To keep our kids safe, Karen must delve into a predator’s psyche.
Here, Karen, 55, tells the story in her own words.
The words chilled me to the core.
‘Put me in a schoolyard and I can tell you every kid who’s been abused or is open to abuse in five minutes,’ the prisoner told me.
As a forensic psychologist working in jails with high-risk child sex offenders, I thought I’d heard it all. But this was something else. And it made me even more committed to my job. To keep our communities safe and protect our kids, I had to delve deep into the minds of these predators.
The cold, hard reality was that one day, these men would be back on the streets. How do we stop them creating more victims? I thought, determined.
Starting my career as a mental health nurse, I noticed patients who exhibited inappropriate sexual behaviours. Why? I thought. So I went back to uni to study psychology.
Helping to launch Australia’s first sex offender treatment program in Victorian prisons, I worked with convicted men, and sometimes women. And I realised very quickly that news headlines about creepy trench coat-wearing paedophiles loitering in parks were a dangerous trap. It was impossible to pinpoint exactly who a child sex perpetrator might be.
Statistically speaking, only 10 per cent are strangers to their victims. Who are the other 90 per cent then?
Scarily, most offenders were someone a child knew and had regular contact with.
To protect our kids, we had to teach them early on to trust their own intuition.
‘Give your uncle a kiss!’ I’d hear parents tell littlies.
But mums and dads need to stop forcing kids to kiss and cuddle every adult who comes through the door.
Kids are used to doing what they’re told and predators rely on this. They also depend on a code of silence.
‘It’s because you’re special,’ a perpetrator will tell a kid. ‘But don’t tell Mummy and Daddy.’
If the child agrees to keep the secret, that gives a predator a green light to begin the grooming process. Your child needs to know they can tell you anything.
Each night, awful things I’d heard would roll over in my head. Then, after 11 years in the prison system, I began my own private practice where courts had me assess child sex offenders to gauge the risk they’d pose if released.
It was a huge responsibility and I’d always err on the side of caution.
I also encountered men who’d never acted on inappropriate thoughts, but felt like they were about to.
‘I need help,’ they’d plead, petrified they’d hurt a child.
One, in his early 20s, had been suddenly dumped by his high-school sweetheart.
Lonely, he began searching the net for pornography and gradually looked at more and more obscene material.
Driving home one day, he pulled over and found himself staring at young girls waiting at a bus stop.
Snapping out of it, he started the car and drove away, desperate to find help. ‘I terrified myself,’ he said. ‘I don’t want to hurt anyone.’ So I taught him strategies to avoid situations where he risked abusing children and to develop empathy.
As I understood how predators manipulated kids, I also worked with victims who made allegations of abuse.
Horrifyingly, one little boy who was sexually assaulted in the bath said he was playing firemen with his abuser, who kept referring to his penis as his ‘fire pole’.
In court, the defence lawyer argued the boy was playing with a toy fire pole.
Sadly, the perpetrator walked free as it was impossible to prove that the crime had taken place beyond reasonable doubt.
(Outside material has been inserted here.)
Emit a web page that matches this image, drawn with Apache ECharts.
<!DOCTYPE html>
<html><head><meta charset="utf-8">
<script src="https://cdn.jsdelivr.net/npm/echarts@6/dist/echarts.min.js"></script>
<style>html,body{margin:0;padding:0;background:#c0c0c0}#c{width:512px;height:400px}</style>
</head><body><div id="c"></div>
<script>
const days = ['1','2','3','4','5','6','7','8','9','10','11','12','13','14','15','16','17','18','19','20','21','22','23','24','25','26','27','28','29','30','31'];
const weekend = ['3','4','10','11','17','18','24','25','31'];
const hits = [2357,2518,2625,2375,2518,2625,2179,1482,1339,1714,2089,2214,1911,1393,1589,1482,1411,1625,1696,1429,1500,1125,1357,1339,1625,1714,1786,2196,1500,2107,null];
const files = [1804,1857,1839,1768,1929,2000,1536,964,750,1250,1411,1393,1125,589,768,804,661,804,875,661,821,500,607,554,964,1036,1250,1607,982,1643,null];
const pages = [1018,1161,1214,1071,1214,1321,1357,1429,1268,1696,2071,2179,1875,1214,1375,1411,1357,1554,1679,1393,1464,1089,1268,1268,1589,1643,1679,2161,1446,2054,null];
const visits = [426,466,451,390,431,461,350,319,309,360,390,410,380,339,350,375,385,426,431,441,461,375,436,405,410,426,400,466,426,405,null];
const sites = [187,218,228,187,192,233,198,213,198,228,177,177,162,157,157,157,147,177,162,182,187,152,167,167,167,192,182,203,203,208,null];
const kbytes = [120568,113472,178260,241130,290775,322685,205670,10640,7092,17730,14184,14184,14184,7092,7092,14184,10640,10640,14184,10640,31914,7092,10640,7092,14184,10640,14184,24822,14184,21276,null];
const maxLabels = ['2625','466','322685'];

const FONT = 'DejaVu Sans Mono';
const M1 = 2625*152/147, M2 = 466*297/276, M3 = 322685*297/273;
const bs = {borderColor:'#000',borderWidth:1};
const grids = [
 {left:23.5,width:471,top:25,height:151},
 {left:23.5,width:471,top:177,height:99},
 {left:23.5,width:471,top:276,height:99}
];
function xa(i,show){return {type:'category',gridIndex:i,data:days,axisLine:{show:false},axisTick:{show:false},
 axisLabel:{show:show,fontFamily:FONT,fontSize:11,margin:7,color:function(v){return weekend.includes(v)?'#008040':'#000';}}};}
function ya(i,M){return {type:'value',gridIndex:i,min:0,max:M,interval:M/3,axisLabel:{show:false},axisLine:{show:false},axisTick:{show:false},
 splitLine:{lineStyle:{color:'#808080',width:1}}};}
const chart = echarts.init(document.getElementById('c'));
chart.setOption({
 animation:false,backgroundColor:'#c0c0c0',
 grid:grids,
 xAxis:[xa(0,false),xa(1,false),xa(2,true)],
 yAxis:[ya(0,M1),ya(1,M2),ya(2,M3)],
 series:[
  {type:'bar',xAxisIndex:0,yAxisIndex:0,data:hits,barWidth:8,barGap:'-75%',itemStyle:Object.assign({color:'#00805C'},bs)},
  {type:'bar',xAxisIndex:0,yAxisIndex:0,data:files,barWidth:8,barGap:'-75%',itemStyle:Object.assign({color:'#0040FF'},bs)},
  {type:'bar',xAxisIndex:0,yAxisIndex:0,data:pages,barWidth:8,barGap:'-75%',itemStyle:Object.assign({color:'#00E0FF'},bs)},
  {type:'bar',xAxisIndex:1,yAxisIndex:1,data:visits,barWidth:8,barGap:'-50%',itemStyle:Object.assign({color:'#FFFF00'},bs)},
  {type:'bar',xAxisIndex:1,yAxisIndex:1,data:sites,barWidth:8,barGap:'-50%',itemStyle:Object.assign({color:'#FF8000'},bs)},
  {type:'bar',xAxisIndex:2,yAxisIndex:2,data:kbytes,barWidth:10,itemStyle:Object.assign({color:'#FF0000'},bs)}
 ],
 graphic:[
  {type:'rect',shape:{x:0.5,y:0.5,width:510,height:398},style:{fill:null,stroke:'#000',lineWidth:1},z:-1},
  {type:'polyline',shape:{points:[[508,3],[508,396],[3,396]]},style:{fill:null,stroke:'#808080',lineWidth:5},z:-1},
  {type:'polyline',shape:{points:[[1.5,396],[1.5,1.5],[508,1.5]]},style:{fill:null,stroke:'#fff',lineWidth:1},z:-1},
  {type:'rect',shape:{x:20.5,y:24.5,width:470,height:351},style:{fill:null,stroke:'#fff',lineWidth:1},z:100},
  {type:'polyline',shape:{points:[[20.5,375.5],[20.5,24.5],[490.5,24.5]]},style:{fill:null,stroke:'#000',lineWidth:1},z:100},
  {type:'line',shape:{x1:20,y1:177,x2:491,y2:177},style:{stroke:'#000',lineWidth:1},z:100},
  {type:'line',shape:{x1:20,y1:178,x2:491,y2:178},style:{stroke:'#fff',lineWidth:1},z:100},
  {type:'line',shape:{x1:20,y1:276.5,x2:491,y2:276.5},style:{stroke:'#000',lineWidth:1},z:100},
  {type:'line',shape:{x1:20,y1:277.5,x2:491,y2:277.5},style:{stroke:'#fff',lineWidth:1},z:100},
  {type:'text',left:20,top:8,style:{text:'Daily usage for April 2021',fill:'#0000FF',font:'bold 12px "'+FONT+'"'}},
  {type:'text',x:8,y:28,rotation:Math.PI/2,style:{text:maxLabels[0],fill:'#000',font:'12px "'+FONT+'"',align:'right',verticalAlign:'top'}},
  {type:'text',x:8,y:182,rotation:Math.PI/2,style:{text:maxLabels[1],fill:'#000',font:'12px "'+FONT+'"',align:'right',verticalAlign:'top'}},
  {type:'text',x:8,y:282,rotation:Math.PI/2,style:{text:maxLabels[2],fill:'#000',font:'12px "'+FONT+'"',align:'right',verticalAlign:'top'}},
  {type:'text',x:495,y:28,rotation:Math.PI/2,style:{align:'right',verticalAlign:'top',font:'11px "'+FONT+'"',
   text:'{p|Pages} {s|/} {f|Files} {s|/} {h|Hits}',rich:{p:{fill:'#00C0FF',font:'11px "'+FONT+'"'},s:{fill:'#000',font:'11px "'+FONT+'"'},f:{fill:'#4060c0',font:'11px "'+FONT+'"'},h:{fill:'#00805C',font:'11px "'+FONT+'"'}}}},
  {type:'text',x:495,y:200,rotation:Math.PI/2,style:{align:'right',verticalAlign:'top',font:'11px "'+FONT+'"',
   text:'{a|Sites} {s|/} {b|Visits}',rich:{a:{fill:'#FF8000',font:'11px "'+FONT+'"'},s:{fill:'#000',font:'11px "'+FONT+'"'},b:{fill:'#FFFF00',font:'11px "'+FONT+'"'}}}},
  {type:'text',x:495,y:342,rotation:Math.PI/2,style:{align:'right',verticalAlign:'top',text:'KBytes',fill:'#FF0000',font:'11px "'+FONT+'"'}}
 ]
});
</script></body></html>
It’s why it’s so important we teach children to name their body parts properly. A penis is a penis and a vagina is a vagina.
After a while, I had to stop working with kids as, for me, it made it near impossible to understand an offender. I want to reach across the table and slap you! I’d think.
But, as difficult as it was, I had to keep my cool in order to keep our kids safe.
It can be difficult to deal with, but thankfully I work with my friend, Bea, a fellow psychologist.
‘Are you okay?’ she’ll say. ‘Yes,’ I’ll lie, a million things on my mind. ‘Bull,’ she’ll call me out, getting me to talk it through.
After 30 years working in this field, I don’t think an offender can be ‘cured’. Still, I do think it’s possible to help them to avoid hurting a defenceless child. And that’s what keeps me going.